The Unlikely Pilgrimage of Harold Fry by Rachel Joyce (Doubleday)
When Harold Fry leaves home one morning to post a letter, with his wife hovering upstairs, he has no idea that he is about to walk from one end of the country to the other. He has no hiking boots or map, let alone a compass, waterproof or mobile phone.
All he knows is that he must keep walking. To save someone else's life.
Be warned, this is a pilgrimage so you'll read your fair share of walking, blisters and other related injuries, especially as Harold is ill-equipped for the journey. On the outset, this is a mercy mission, but it turns out to be a journey of self-exploration.
As Harold explores his surroundings, he actually notices and appreciates things for the first time. So much so, that he, in fact that even memorizes his plant dictionary along the way.
As he walks he remembers key moments in his life, a few happy or pleasant ones, but mostly painful and suppressed memories.
This walk seems necessary for him to unpack his emotional baggage and come to terms with it all. The time apart is not only a period of reflection for Harold, but for his wife, Maureen too. The ups and downs in their marriage seem to sort themselves out, and their marriage seems strengthened.
It's not all smooth sailing though, and Harold almost gives up a few times, but always returns to the walk. He meets people along the way, and is able to learn from all of them.

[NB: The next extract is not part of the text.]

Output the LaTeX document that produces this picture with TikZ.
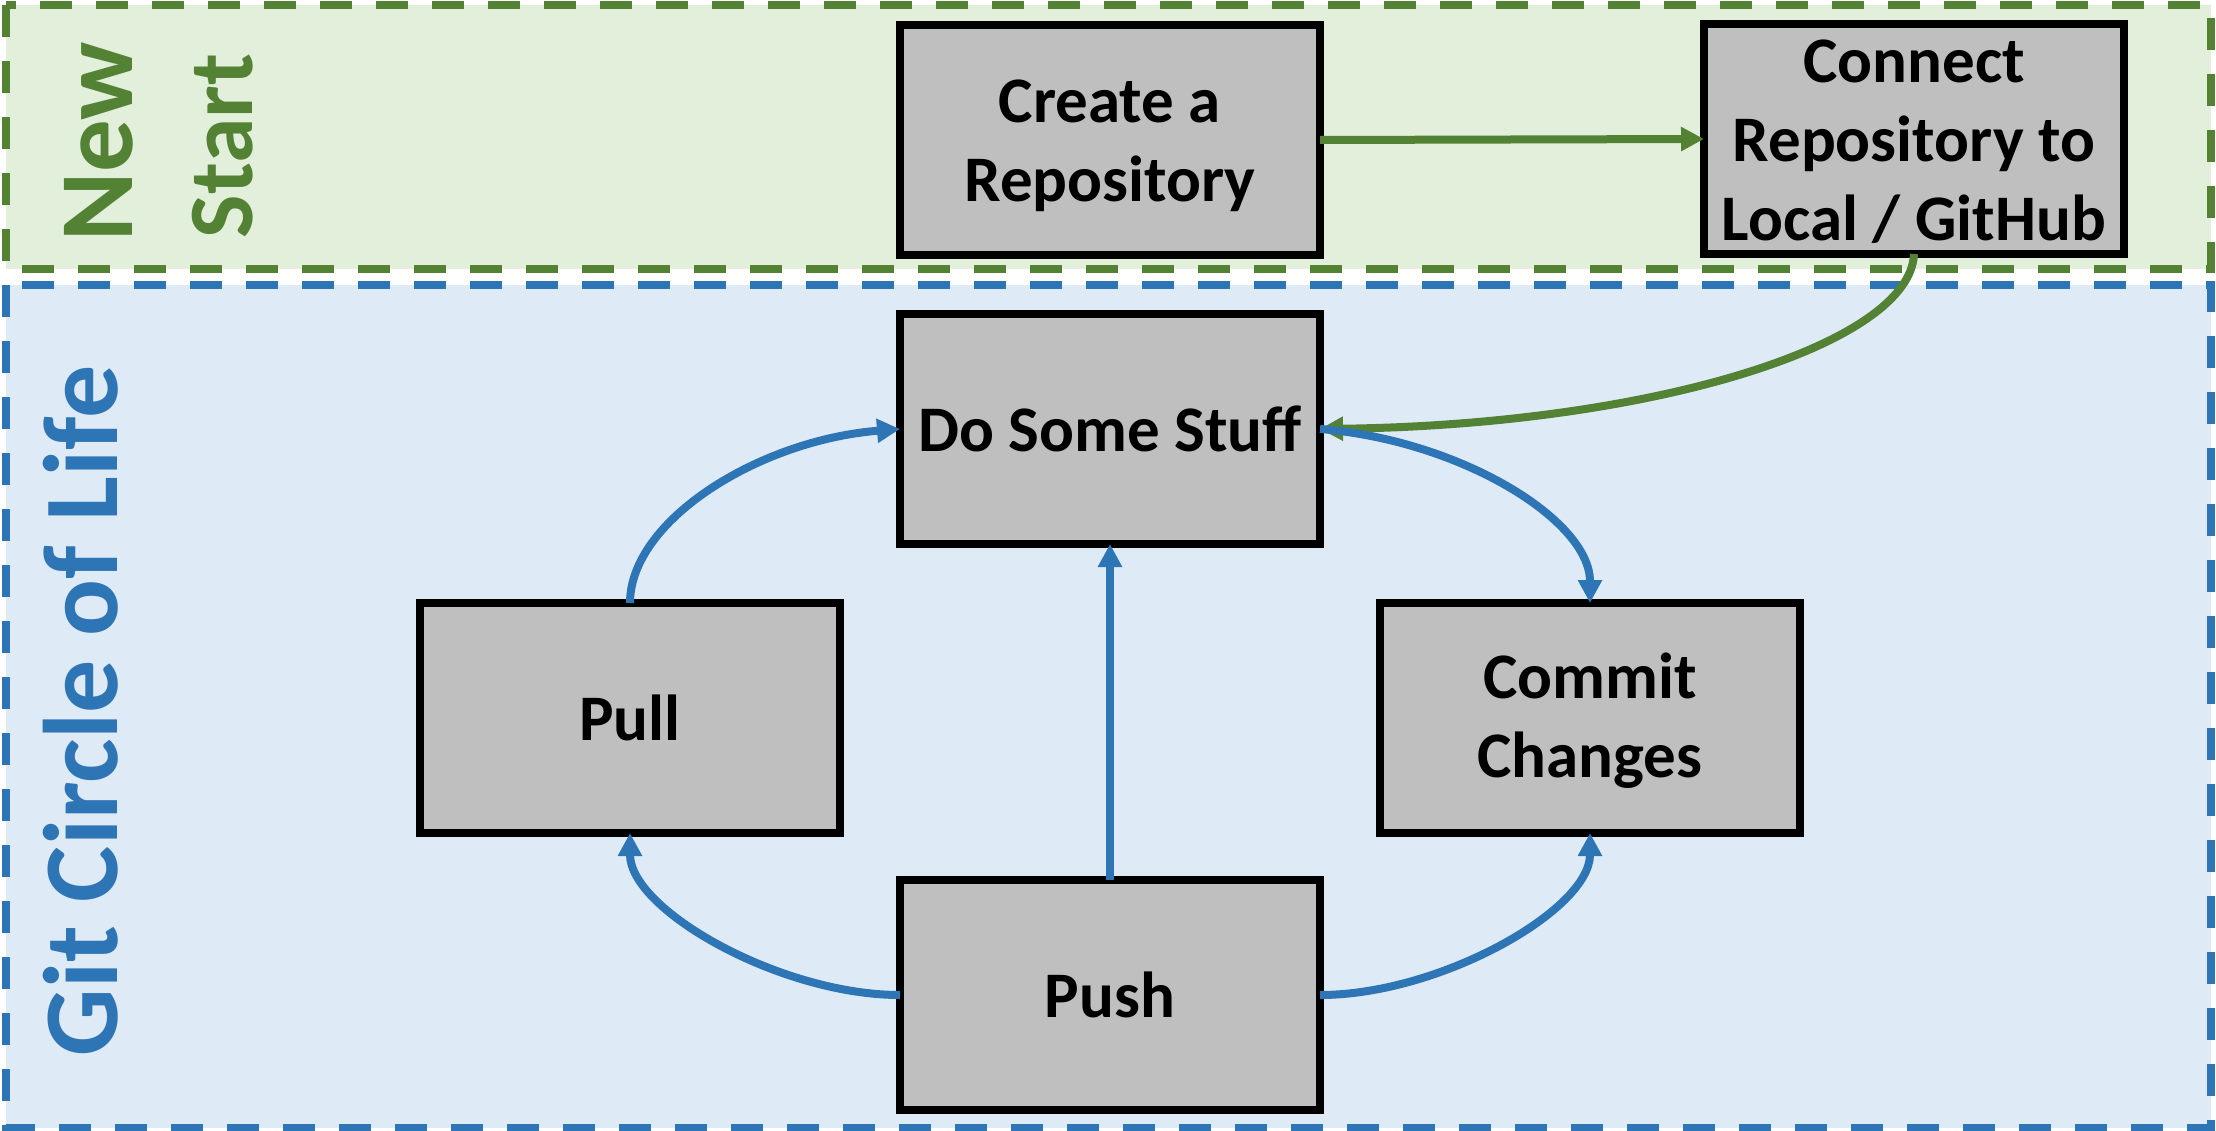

Later Harold relies entirely on the kindness of others after sending all his unnecessary possessions (like his debit card) home to his wife.
He faces severe mental, spiritual and physical challenges along the way - in the end he even questions whether it was worthwhile at all. One of the themes of the book is faith, but as Harold is not a spiritual person it is handled with severe caution, more questioning faith and the power thereof than being the cause of the pilgrimage in the first place.
This story is thoroughly enjoyable, though from time to time I started getting a bit antsy for more things to happen, or for things to happen faster.
It’s an endearing, sentimental story that stays with you, I found myself wanting Harold Fry to be real. This book is beautiful, and the message simple and clear: ordinary can be extraordinary.